The Chinese economy is slowing down. Experts suggest that the time of extensive economical growth is over for China. As it’s on the brink of losing the source of ⅓ of the Chinese economy – property and real estate business. Amidst the multiple measures taken by the Chinese government, people are continuing with their chants – “Construction stops, mortgage stops. Deliver homes and get repaid!”
Housing Crisis is not an unfamiliar term for us. The moment we say housing crisis, it brings back memories of the 2007 housing market crash. That led to a domino effect on the economy leading to mass liquidation of assets and Unemployment.
But the Chinese crisis is a bit different. People who are boycotting mortgages are not defaulters because they can’t pay.
In fact, they can pay. But what is the point of paying the mortgage for a house which has been abandoned by the builder? That is what the Chinese people are going through.
Why is this happening in China in the first place?
Experts suggest that this crisis is government-inflicted. Beijing’s zero-Covid policy is might be great for people but it’s destructive for businesses.

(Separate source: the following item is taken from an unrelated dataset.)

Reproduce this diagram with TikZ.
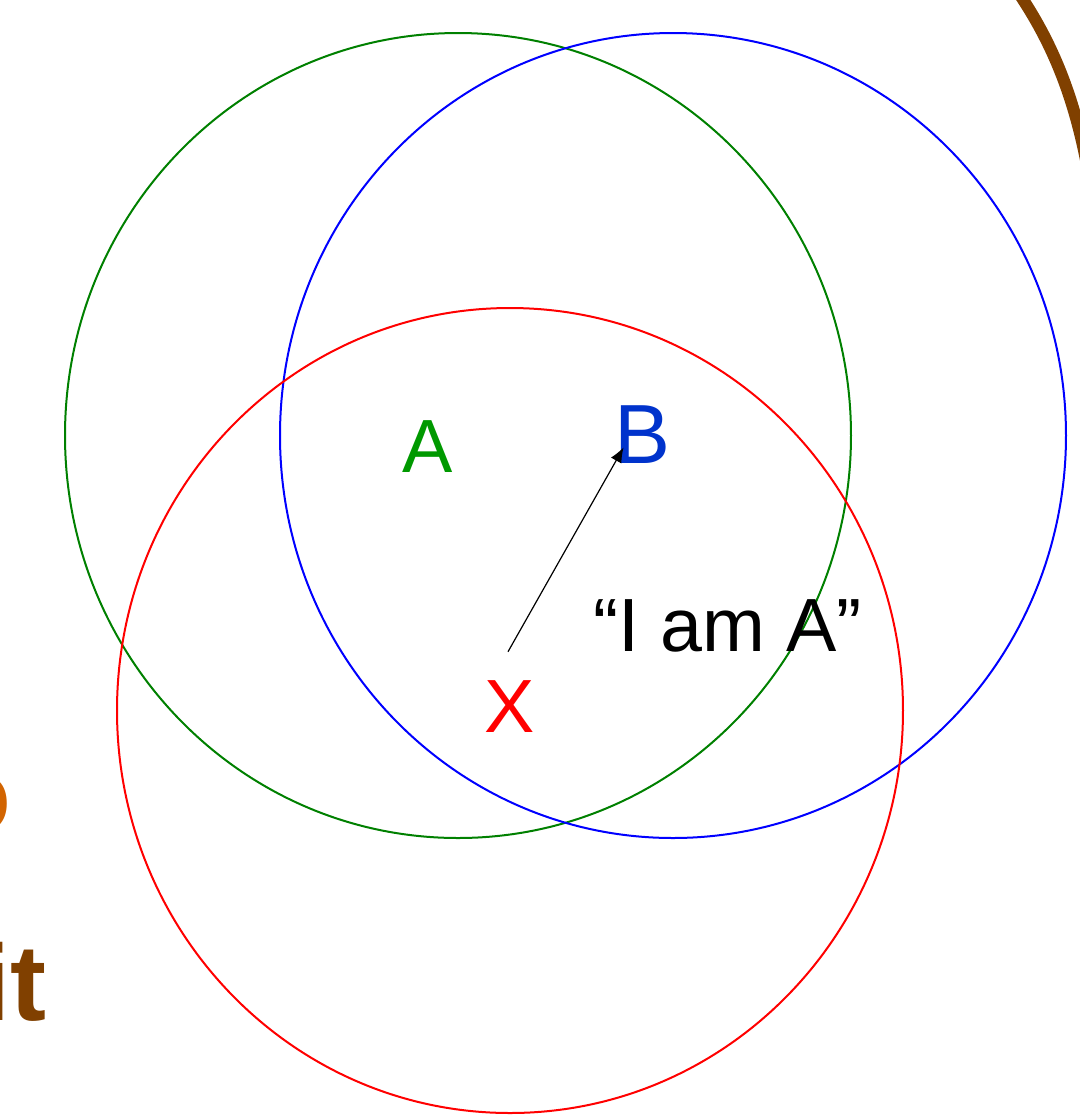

While other countries kept construction projects open, Chinese businesses were forced to halt production and construction during the lockdown.
Due to the repeated lockdowns and restrictions, many property developers had to abandon the construction.
The Chinese property market relies on the liquid cash of the consumers that they pay before owning the property. This cash is then used by the developers to pay the debts and carry on the transaction.
But since many consumers are boycotting the initial payment and mortgage, it has created a domino effect in the economy affecting the banking system and supply chains and creating a cash crunch in the economy.
How are people affected?
Looking at the current situation, it seems like the public has lost trust in the financial system of the country. Due to the lack of liquid assets, many people are living in unfinished, unfurnished houses and apartments for which they paid mortgages.
In a BBC interview, many people said that “they invested all their savings in these properties and since the property developer has withdrawn from the project, now they are essentially homeless and have nowhere else to live but here”.
Many people across China are affected due to the sudden collapse of the economy and are now skeptical about savings and any further investments.
The Government Response
The government has put this load to be handled by local governments who are offering reduced deposits, tax rebates and subsidies to the consumer and relief funds for the developers.
But experts are skeptical of this move since the property crisis has created a disbalance in society. Hence most consumers might not be willing to invest any further in such properties.
Similarly, property developers may feel underconfident to invest any further in any project and buy less land, leading to a catastrophic domino effect in an already destabilized economy.
Experts also suggest that while the involvement of the central government might boost the economy in a short term and the central government has issued a $145bn package for the developers to finish the halted projects but it might not be enough since the current valuation of the halted projects amounts to $444bn.
Hence for developers, it is easier to abandon the project rather than reinvest and finish the construction, a deal that might cost them heavy losses.